Thursday's report reveals that the most important factors influencing decisions on where to study were the degree course and its content, but the findings also show that bright students applying to the top universities also based their decisions on an institution's prestige and academic excellence.

These students were also more likely to believe in their own abilities than other high-achievers who did not apply to top universities.

The report also found that able students who did not apply to the best universities were concerned about how much the living costs would be, the distance from home and their job prospects.

Sir Peter said: "This research delves behind the raw data showing that thousands of young people don't choose the best university for them, and reveals a group of bright students who need extra support and encouragement to make the right decisions.

"It is vital that universities work more closely with schools and colleges so that talented young people from non-privileged backgrounds at comprehensive schools and colleges study the right subjects and gain the same level of confidence as those at independent and grammar schools."

Universities Minister David Willetts added: "Going to university is one of the most effective ways of boosting social mobility. But choosing what and where to study is a life-changing decision that can be incredibly daunting.

"That's why we are so determined to make it easier for people to meet their aspirations and fulfil their ability irrespective of where they grew up.

"That is why it is important that everybody - teachers, parents, and indeed politicians - is open about the huge opportunities that higher education can provide many young people from all backgrounds."

On Wednesday Willetts suggested he would like to see leading universities write to bright teenagers to encourage them to apply for their degree courses.

"I would love it if our most prestigious universities could write to kids who get good GCSE grades saying 'By the way, have you thought of applying to us, and if you did want to apply, this is the summer school you can come to, this is how we could help maximise your chances'," he told BBC Radio 4's World At One.

He added: "Universities are entitled to look behind the A-level grades to assess who are the people who are going to be the best performers at university. It isn't social engineering."

Writing directly to students could prove difficult due to data protection laws, but it was suggested that data on GCSE results could be used to identify schools where pupils achieve good results, but do not go on to study at leading universities.

Dr Wendy Piatt, director-general of the Russell Group, which represents 24 of the UK's leading institutions, including Oxford and Cambridge, said: "Students deserve high-quality advice that fosters ambition and we are doing our best to provide as much information as we can but we urge teachers to get in touch with our universities direct to find out more.

"We are fully committed to increasing the number of students we recruit from disadvantaged backgrounds with the ability, potential and determination to succeed on our very demanding courses.

"We can't offer places to those who do not apply and we already know, even with good grades, state school students are much less likely to apply to top universities than those at independent schools.

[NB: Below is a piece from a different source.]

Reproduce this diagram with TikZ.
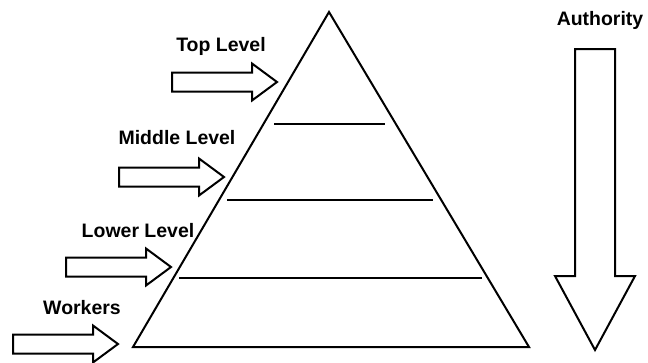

"Together with not achieving the right grades in the right subjects, this is one of the key reasons why students from disadvantaged backgrounds are less likely to attend leading universities."

Pam Tatlow, chief executive of million+ which represents a group of new universities, said: "The focus on so-called selective universities is misplaced. All universities have selective courses.

"The key issue is whether students choose a course and a university which is right for them and where they are likely to succeed.